I love my iPhone. I was an early adopter. Not because of any nifty apps I could get, of which there were few and far between back then. But I just loved the way the iPhone could display photos, and, lord knows, I have a lot of images.
I am not a luddite. I wonder, though, whether all the screens we view all through the day are serving our health. Computer monitors, mobile phones, iPads, Kindles, notebooks, television and movies can be useful and entertaining, but also tremendous distractions.
When you go to an Indian restaurant, for instance, can you focus on your friend or spouse if there is a Bollywood spectacle running on the big wall screen? Do you stop the task you were doing when your phone sounds a tone as each email, text message, or tweet arrives? My surfing friend/student, makes fun of Daniel and me when he sees us walking on the beach listening to an audio book (via splitter and two ear phones).

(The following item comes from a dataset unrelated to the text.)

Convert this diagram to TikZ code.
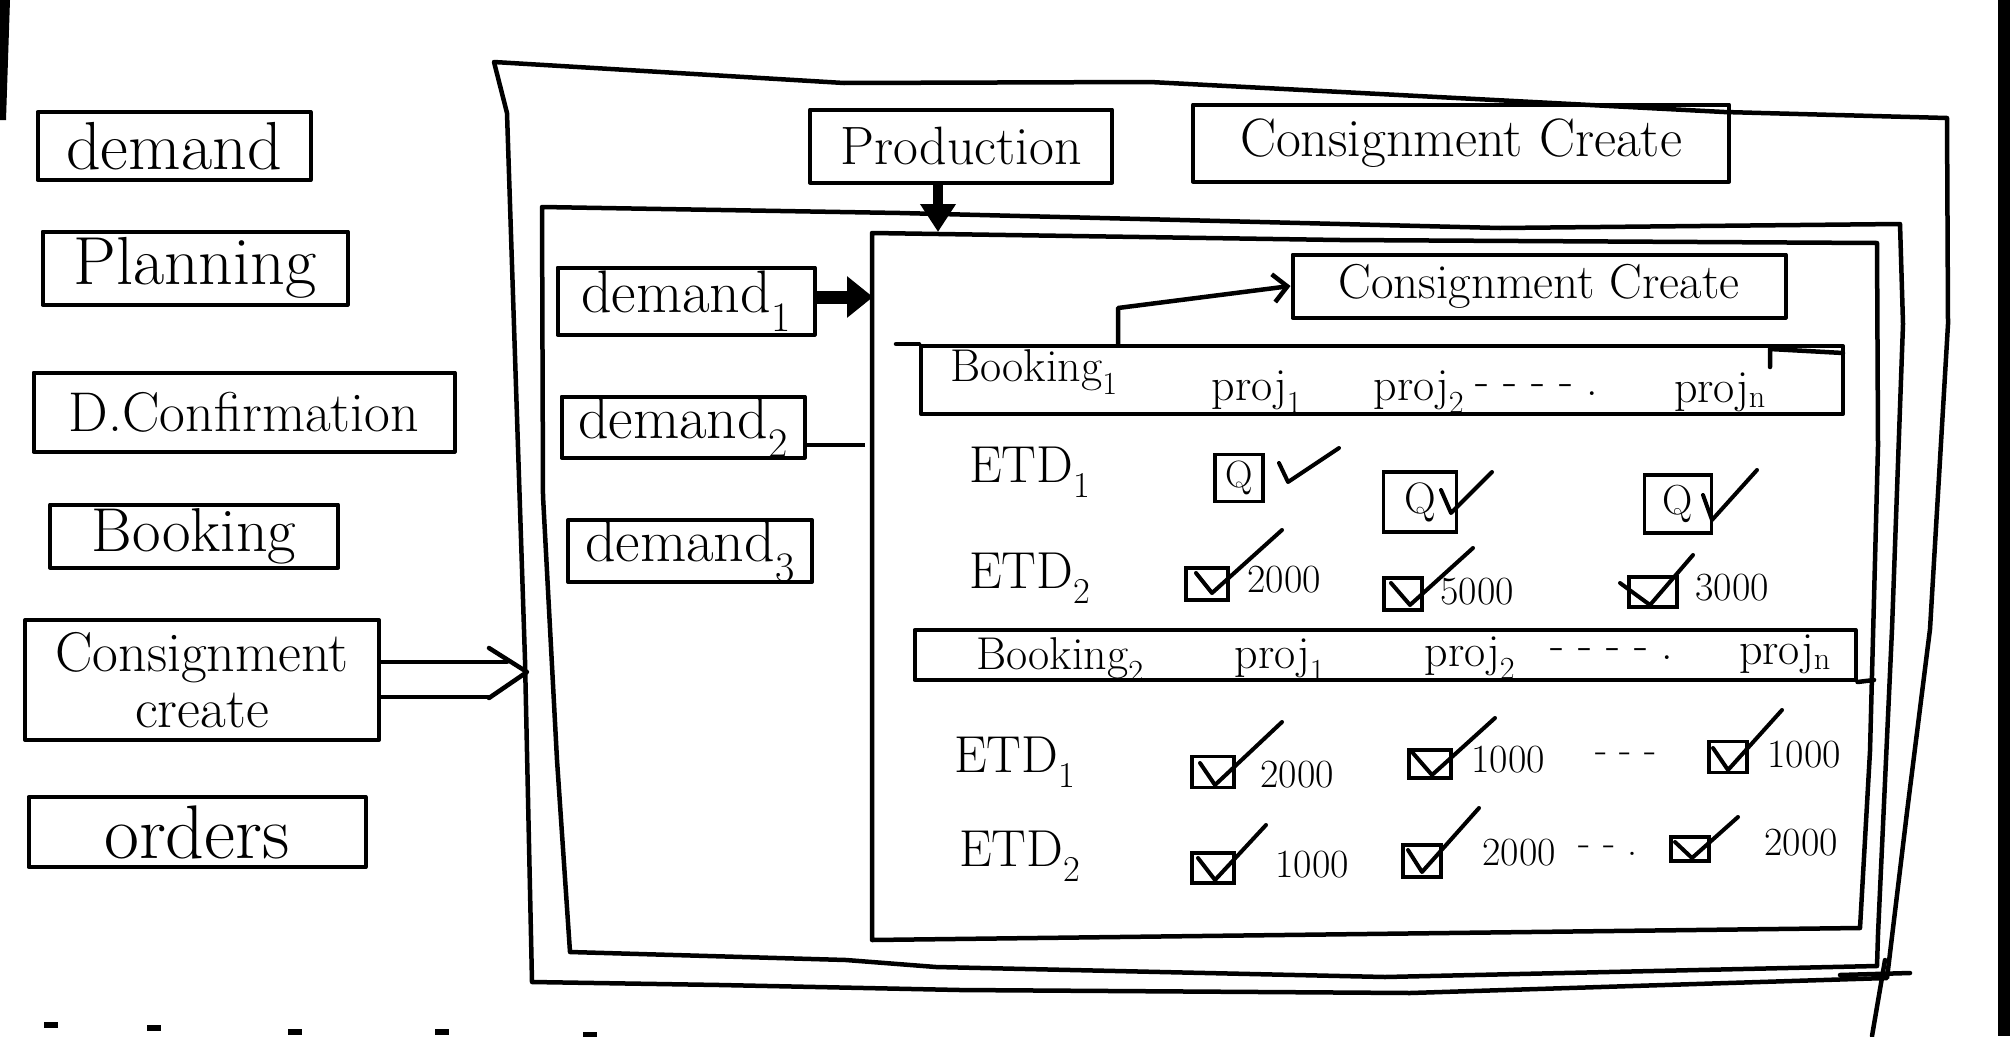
\documentclass[tikz,border=0pt]{standalone}
\usepackage{fontspec}
\usetikzlibrary{arrows.meta,calc}
\newcommand\myfs[1]{\fontsize{#1}{#1}\selectfont}
\begin{document}
\begin{tikzpicture}[x=1pt,y=-1pt,
  pen/.style={line width=4.5pt, line cap=round, line join=round},
  box/.style={draw, line width=4pt, line join=round, inner sep=0pt, align=center},
  txt/.style={inner sep=0pt},
  cbx/.style={draw, line width=3.5pt, inner sep=0pt},
  tk/.style={line width=4pt, line cap=round, line join=round},
]
\useasboundingbox (0,0) rectangle (2010,1036);
\fill[white] (0,0) rectangle (2010,1036);

% photo edge artefacts
\fill[black] (1998,0) rectangle (2010,1036);
\fill[black] (0,0) -- (10,0) -- (6,120) -- (0,120) -- cycle;
\foreach \x/\y in {51/1025,154/1028,295/1032,442/1032,590/1035}
  \fill[black] (\x-7,\y-3) rectangle (\x+7,\y+3);

% ---------- left column ----------
\node[box, minimum width=273pt, minimum height=68pt, font=\myfs{68}] (ldemand) at (174,146) {demand};
\node[box, minimum width=305pt, minimum height=73pt, font=\myfs{68}] (lplan) at (195,268) {Planning};
\node[box, minimum width=421pt, minimum height=79pt, font=\myfs{56}] (ldconf) at (244,412) {D.Confirmation};
\node[box, minimum width=288pt, minimum height=63pt, font=\myfs{62}] (lbook) at (194,536) {Booking};
\node[box, minimum width=354pt, minimum height=120pt, font=\myfs{56}] (lcc) at (202,680) {Consignment\\create};
\node[box, minimum width=337pt, minimum height=70pt, font=\myfs{76}] (lorders) at (197,832) {orders};

% ---------- frames ----------
\draw[pen] (494,62) -- (844,83) -- (1150,82) -- (1724,112) -- (1947,118) -- (1948,324)
  -- (1930,629) -- (1907,812) -- (1887,978) -- (1410,993) -- (960,990) -- (720,985)
  -- (532,982) -- (525,660) -- (507,113) -- cycle;
\draw[pen] (542,207) -- (900,213) -- (1500,228) -- (1900,224) -- (1903,324) -- (1892,629)
  -- (1878,934) -- (1877,966) -- (1385,977) -- (936,967) -- (846,960) -- (570,952)
  -- (557,760) -- (543,496) -- cycle;
\draw[pen] (872,233) -- (1340,240) -- (1877,243) -- (1878,446) -- (1870,751)
  -- (1860,928) -- (872,940) -- cycle;
\draw[pen] (1885,960) -- (1872,1036);
\draw[pen] (1840,975) -- (1910,973);

% ---------- top boxes ----------
\node[box, minimum width=302pt, minimum height=73pt, font=\myfs{54}] (prod) at (961,146) {Production};
\node[box, minimum width=536pt, minimum height=77pt, font=\myfs{54}] (cctop) at (1461,143) {Consignment Create};
\node[box, minimum width=493pt, minimum height=63pt, font=\myfs{49}] (ccin) at (1539,286) {Consignment Create};

% ---------- middle column ----------
\node[box, minimum width=257pt, minimum height=67pt, font=\myfs{60}] (md1) at (686,301) {demand\textsubscript{1}};
\node[box, minimum width=243pt, minimum height=61pt, font=\myfs{60}] (md2) at (683,427) {demand\textsubscript{2}};
\node[box, minimum width=244pt, minimum height=58pt, font=\myfs{60}] (md3) at (690,551) {demand\textsubscript{3}};

% ---------- connectors ----------
\coordinate (outL) at (527,672);
\draw[pen] ($(lcc.east|-outL)+(0,-10)$) -- ($(outL)+(-20,-10)$);
\draw[pen] ($(lcc.east|-outL)+(0,25)$) -- ($(outL)+(-38,25)$);
\draw[pen] ($(outL)+(-38,-24)$) -- (outL) -- ($(outL)+(-38,26)$);

\coordinate (prodT) at (938,232);
\draw[line width=10pt, -{Triangle[length=28pt,width=34pt]}] (prod.south -| prodT) -- (prodT);

\coordinate (md1T) at (873,297);
\draw[line width=13pt, -{Triangle[length=26pt,width=40pt]}] (md1.east |- md1T) -- (md1T);

\coordinate (md2E) at (865,445);
\draw[line width=3.5pt] (md2.east |- md2E) -- (md2E);

% ---------- booking 1 ----------
\node[box, minimum width=922pt, minimum height=68pt] (bk1) at (1382,380) {};
\draw[pen] (896,344) -- (bk1.north west);
\draw[pen] (1770,367) -- (1770,349) -- (1843,353);
\coordinate (bkel) at (1118,308);
\draw[pen, -{Straight Barb[length=14pt,width=28pt]}] (bk1.north -| bkel) -- (bkel) -- (ccin.west);

\node[txt, font=\myfs{46}] (bk1t) at (1034,372) {Booking\textsubscript{1}};
\node[txt, font=\myfs{46}] (p11) at (1257,392) {proj\textsubscript{1}};
\node[txt, font=\myfs{46}] (p12) at (1419,392) {proj\textsubscript{2}};
\node[txt, font=\myfs{46}] (p1d) at (1537,390) {- - - - .};
\node[txt, font=\myfs{46}] (p1n) at (1720,392) {proj\textsubscript{n}};

\node[txt, font=\myfs{52}] (e11) at (1030,472) {ETD\textsubscript{1}};
\node[txt, font=\myfs{52}] (e12) at (1030,578) {ETD\textsubscript{2}};

% ETD1 row
\node[cbx, minimum width=48pt, minimum height=47pt, font=\myfs{38}] (qa1) at (1239,478) {Q};
\draw[tk] (1279,463) -- (1288,482) -- (1339,448);
\node[cbx, minimum width=73pt, minimum height=60pt, font=\myfs{44}] (qa2) at (1420,502) {Q};
\draw[tk] (1441,490) -- (1451,513) -- (1492,472);
\node[cbx, minimum width=67pt, minimum height=58pt, font=\myfs{42}] (qa3) at (1678,504) {Q};
\draw[tk] (1703,495) -- (1712,520) -- (1757,470);

% ETD2 row
\node[cbx, minimum width=42pt, minimum height=32pt] (cb1) at (1207,584) {};
\draw[tk] (1196,573) -- (1212,593) -- (1282,530);
\node[txt, font=\myfs{40}] (n1) at (1284,580) {2000};
\node[cbx, minimum width=38pt, minimum height=32pt] (cb2) at (1403,594) {};
\draw[tk] (1391,583) -- (1410,605) -- (1473,548);
\node[txt, font=\myfs{40}] (n2) at (1477,592) {5000};
\node[cbx, minimum width=48pt, minimum height=30pt] (cb3) at (1653,592) {};
\draw[tk] (1620,583) -- (1650,605) -- (1693,555);
\node[txt, font=\myfs{40}] (n3) at (1732,588) {3000};

% ---------- booking 2 ----------
\node[box, minimum width=941pt, minimum height=50pt] (bk2) at (1385,655) {};
\draw[pen] (bk2.south east) -- (1874,680);

\node[txt, font=\myfs{46}] (bk2t) at (1060,660) {Booking\textsubscript{2}};
\node[txt, font=\myfs{46}] (p21) at (1280,660) {proj\textsubscript{1}};
\node[txt, font=\myfs{46}] (p22) at (1470,658) {proj\textsubscript{2}};
\node[txt, font=\myfs{46}] (p2d) at (1612,654) {- - - - .};
\node[txt, font=\myfs{46}] (p2n) at (1785,654) {proj\textsubscript{n}};

\node[txt, font=\myfs{52}] (e21) at (1015,762) {ETD\textsubscript{1}};
\node[txt, font=\myfs{52}] (e22) at (1020,856) {ETD\textsubscript{2}};

% ETD1 row
\node[cbx, minimum width=42pt, minimum height=31pt] (cc1) at (1213,772) {};
\draw[tk] (1200,763) -- (1215,785) -- (1282,722);
\node[txt, font=\myfs{40}] (m1) at (1297,775) {2000};
\node[cbx, minimum width=42pt, minimum height=28pt] (cc2) at (1430,764) {};
\draw[tk] (1412,752) -- (1432,775) -- (1495,718);
\node[txt, font=\myfs{40}] (m2) at (1508,760) {1000};
\node[txt, font=\myfs{40}] (m2d) at (1626,758) {- - -};
\node[cbx, minimum width=38pt, minimum height=31pt] (cc3) at (1728,757) {};
\draw[tk] (1713,748) -- (1728,770) -- (1782,710);
\node[txt, font=\myfs{40}] (m3) at (1804,755) {1000};

% ETD2 row
\node[cbx, minimum width=42pt, minimum height=30pt] (cd1) at (1213,868) {};
\draw[tk] (1198,858) -- (1215,880) -- (1266,825);
\node[txt, font=\myfs{40}] (k1) at (1312,865) {1000};
\node[cbx, minimum width=38pt, minimum height=32pt] (cd2) at (1422,861) {};
\draw[tk] (1408,850) -- (1422,872) -- (1479,808);
\node[txt, font=\myfs{40}] (k2) at (1519,853) {2000};
\node[txt, font=\myfs{40}] (k2d) at (1608,851) {- - .};
\node[cbx, minimum width=38pt, minimum height=24pt] (cd3) at (1690,849) {};
\draw[tk] (1675,842) -- (1692,858) -- (1738,817);
\node[txt, font=\myfs{40}] (k3) at (1801,843) {2000};

\end{tikzpicture}
\end{document}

Are we in the world of the book, or in the moment, with sea spray, lapping waves and soaring eagles, or are we somewhere in between?
I don’t have an answer or even a hard-and-fast opinion about the notion we are going to be mutating into a species with micro attention spans.
I know yoga has some practices to counteract distractions and lead to deep concentration, meditation being the premier one.
Here’s a little story Satyananda Paramahamsa tells in Four Chapters on Freedom:
When Swami Vivekananda was in the U.S.A. in the late 1800’s, spreading the yoga word, he used to borrow several books from a library every day and return them the next day. The librarian, wondering if so many books could be read in a day, wanted to test the swami. To the librarian’s astonishment he noticed that the swami remembered every word and line that he had read.
Patanjali’s Sutra I-40 explains how the swami’s feat is possible:
So the yogi gets mastery over all objects for meditation ranging from the smallest atom to the infinitely large.*
T.K.V. Desikachar unpacks the sutra even more: “When one reaches this state, nothing is beyond comprehension. The mind can follow and help understand the simple and the complex, the infinite and the infinitesimal, the perceptible and the imperceptible.”**
Time to shut down the computer and head for the meditation cushion….
*Four Chapters on Freedom, commentary by Satyananda Paramahamsa.
**Patanjali’s Yogasutras, an Introduction.